Why didn’t the legislators understand good engineering plans need reasonable dates for completion? Obviously, she was unable to fulfill her responsibility to explain to the legislators — if they want WSDOT to adopt a “Rush the Date” philosophy then the old axiom “haste makes waste” will manifest.
The whole affair is a shame — here’s hoping the next secretary will take more care in educating those legislators (who are not engineers) that reasonable project timelines are important, and rush dates are not only not safe, but very costly.
–Debbie Romaine, Roy
March 2, 2013 at 7:00 AM
Privatized construction might have prevented this
If there was ever a good example of why more state government work should be outsourced and privatized, it’s the millions of dollars the state will cost us for having done their own defective engineering in the design of the 520 bridge [“State admits costly mistakes on 520 bridge,” page one, Feb. 27].

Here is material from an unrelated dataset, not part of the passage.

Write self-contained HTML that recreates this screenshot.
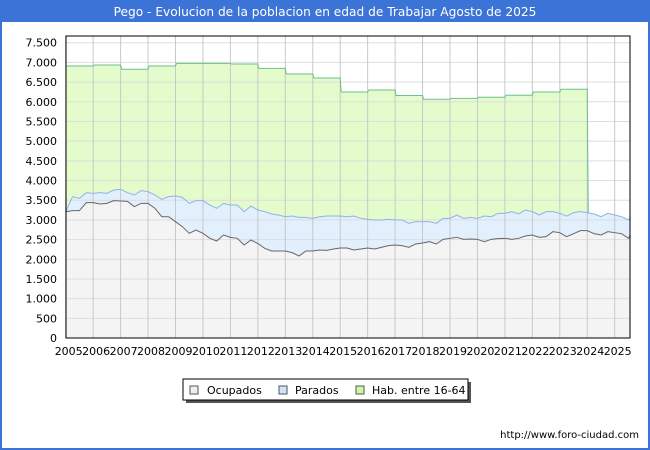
<!DOCTYPE html>
<html><head><meta charset="utf-8"><style>
body{margin:0;background:#fff;}
#wrap{position:relative;width:650px;height:450px;overflow:hidden;font-family:"DejaVu Sans","Liberation Sans",sans-serif;}
</style></head><body>
<div id="wrap">
<svg id="svg" width="650" height="450" xmlns="http://www.w3.org/2000/svg">
<rect x="0" y="0" width="650" height="450" fill="#3b74d6"/>
<rect x="2" y="22" width="646" height="426" fill="#fff"/>
<text x="325" y="16" fill="#fff" font-size="12.2" text-anchor="middle" font-family="DejaVu Sans, Liberation Sans, sans-serif">Pego - Evolucion de la poblacion en edad de Trabajar Agosto de 2025</text>
<g id="plot"></g>
<g>
<rect x="186" y="382" width="285" height="21" fill="#555"/>
<rect x="183" y="379" width="285" height="21" fill="#fff" stroke="#000" stroke-width="1"/>
<rect x="190" y="386" width="8" height="8" fill="#eeeeee" stroke="#555"/>
<text x="207" y="394" font-size="11" fill="#000">Ocupados</text>
<rect x="279" y="386" width="8" height="8" fill="#cfe4fb" stroke="#555"/>
<text x="295" y="394" font-size="11" fill="#000">Parados</text>
<rect x="356" y="386" width="8" height="8" fill="#cdf7a0" stroke="#555"/>
<text x="372" y="394" font-size="11" fill="#000">Hab. entre 16-64</text>
</g>
<text x="639" y="438" font-size="10" text-anchor="end" fill="#000">http://www.foro-ciudad.com</text>
</svg>
</div>
<script>
const habYears=[2005,2006,2007,2008,2009,2010,2011,2012,2013,2014,2015,2016,2017,2018,2019,2020,2021,2022,2023];
const habValues=[6910,6934,6825,6910,6977,6977,6960,6850,6705,6604,6248,6300,6160,6063,6088,6114,6165,6248,6317];
const qStart=2005, qStep=0.25;
const ocupados=[3208,3234,3234,3437,3437,3403,3420,3488,3480,3471,3335,3420,3420,3293,3081,3081,2954,2827,2659,2743,2659,2532,2464,2616,2557,2532,2362,2489,2400,2278,2210,2210,2210,2168,2083,2210,2210,2235,2227,2261,2286,2286,2235,2261,2286,2261,2303,2345,2362,2345,2303,2388,2413,2446,2388,2506,2532,2557,2506,2515,2506,2446,2506,2523,2532,2506,2532,2591,2616,2557,2574,2701,2675,2574,2650,2726,2726,2650,2616,2701,2675,2650,2532,2616];
const totalActivos=[3208,3590,3547,3691,3674,3691,3674,3759,3776,3691,3632,3742,3717,3632,3522,3590,3607,3573,3420,3488,3488,3378,3293,3420,3378,3378,3208,3352,3251,3210,3150,3124,3081,3098,3064,3064,3040,3081,3098,3098,3098,3081,3098,3040,3015,2998,2998,3015,2998,2998,2913,2955,2955,2955,2913,3040,3040,3124,3040,3064,3040,3098,3081,3167,3167,3210,3150,3251,3210,3124,3210,3210,3167,3098,3184,3210,3184,3150,3081,3167,3124,3081,3000,3064];
const lastT=2025.58;
const yTicks=[0,500,1000,1500,2000,2500,3000,3500,4000,4500,5000,5500,6000,6500,7000,7500];
const xTicks=[2005,2006,2007,2008,2009,2010,2011,2012,2013,2014,2015,2016,2017,2018,2019,2020,2021,2022,2023,2024,2025];

const L=66,R=630,T=36,B=338;
const X=t=>65.7+(t-2005)*27.45;
const Y=v=>B-v*0.03937;
const NS='http://www.w3.org/2000/svg';
const g=document.getElementById('plot');
function mk(tag,attrs,parent){const e=document.createElementNS(NS,tag);for(const k in attrs)e.setAttribute(k,attrs[k]);(parent||g).appendChild(e);return e;}
function tOf(i){return i===ocupados.length-1?lastT:qStart+i*qStep;}

let bg=mk('rect',{x:L,y:T,width:R-L,height:B-T,fill:'#fff'});



let habPts=[];
habYears.forEach((yr,i)=>{habPts.push([X(yr)+(i?1:0),Y(habValues[i])]);habPts.push([X(yr+1),Y(habValues[i])]);});
let hp='M'+X(2005)+','+B+' '+habPts.map(p=>'L'+p[0]+','+p[1]).join(' ')+' L'+X(2024)+','+B+'Z';
let habArea=mk('path',{d:hp,fill:'#e4fccb'});



let tp='M'+X(2005)+','+B+' '+totalActivos.map((v,i)=>'L'+X(tOf(i))+','+Y(v)).join(' ')+' L'+X(lastT)+','+B+'Z';
let parArea=mk('path',{d:tp,fill:'#e2effd'});


let op='M'+X(2005)+','+B+' '+ocupados.map((v,i)=>'L'+X(tOf(i))+','+Y(v)).join(' ')+' L'+X(lastT)+','+B+'Z';
let ocArea=mk('path',{d:op,fill:'#f4f4f4'});



yTicks.forEach(v=>{
  let ln=mk('line',{x1:L,x2:R,y1:Y(v),y2:Y(v),stroke:'#ddd','stroke-width':1});
  
  
  let tx=mk('text',{x:57,y:Y(v)+4,'font-size':11,'text-anchor':'end',fill:'#000'});
  tx.textContent=v.toLocaleString('de-DE');
  
  
});
xTicks.forEach(yr=>{
  let ln=mk('line',{x1:X(yr),x2:X(yr),y1:T,y2:B,stroke:'#c8c8c8','stroke-width':1});
  
  
  let tx=mk('text',{x:X(yr)+3,y:355,'font-size':11,'text-anchor':'middle',fill:'#000'});
  tx.textContent=yr;
  
  
});

let hl='M'+habPts.map(p=>p[0]+','+p[1]).join(' L')+' L'+(X(2024)+1)+','+Y(totalActivos[76]);
let habLine=mk('path',{d:hl,fill:'none',stroke:'#6cc08c','stroke-width':1});


let tl='M'+totalActivos.map((v,i)=>X(tOf(i))+','+Y(v)).join(' L');
let parLine=mk('path',{d:tl,fill:'none',stroke:'#8fb3e8','stroke-width':1});


let ol='M'+ocupados.map((v,i)=>X(tOf(i))+','+Y(v)).join(' L');
let ocLine=mk('path',{d:ol,fill:'none',stroke:'#666','stroke-width':1});



let border=mk('rect',{x:L,y:T,width:R-L,height:B-T,fill:'none',stroke:'#000','stroke-width':1});


</script>
</body></html>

In the private sector of the construction industry, if you make a mistake, you assume the consequences and pay for it. This causes private-sector contractors to be very careful in making their proposals and could have avoided this taxpayer bailout of governmental error.
–Bob Dorse, Seattle
February 25, 2013 at 4:00 PM
Income tax should be prioritized
Please give us a state income tax [“Gas, car-tab taxes drive Dems’ plan,” page one, Feb. 21]. We are already the state with the most regressive tax structure — that is the poor and working class are paying too much of the tax bill. Adding to the gas tax is only going to make that worse.
We need a state income tax to make the rich pay their fair share — and decrease the tax burden on the poor and working class. I’d suggest starting a state income tax at 1 percent of income over $50,000 per year, 2 percent on income over $100,000 and 3 percent on income over $150,000 — and then reduce the sales tax from 8 percent to 7 percent for starters. Let the staff work out the details. Then Gov. Jay Inslee can maintain his pledge not to raise taxes — on the majority of Washingtonians!
–David L. Dittemore, Tacoma
February 22, 2013 at 7:00 AM
Transportation should be holistic, funded by all
Paula Hammond, Washington state secretary of transportation and poster person for the Peter Principle, is stepping down in March [“Inslee names Oregonian as new head of transportation,” NWWednesday, Feb. 20]. Newly elected Gov. Jay Inslee is naming her replacement.
Let’s hope the new secretary reverses course on Hammond’s completely misguided and disastrous philosophy of Balkanizing the transportation system by instituting localized tolls that attempt to force people not to use certain roadways, bridges and ferries when and where they choose. That’s not the way people live.
We need one well-funded, holistic system paid for one way by all. We need one holistic system that gets people where they want to go when they want to go. I don’t use your highway or bridge. You don’t use my ferry. So what? Pooling resources to serve everyone; that’s the way a functional society works.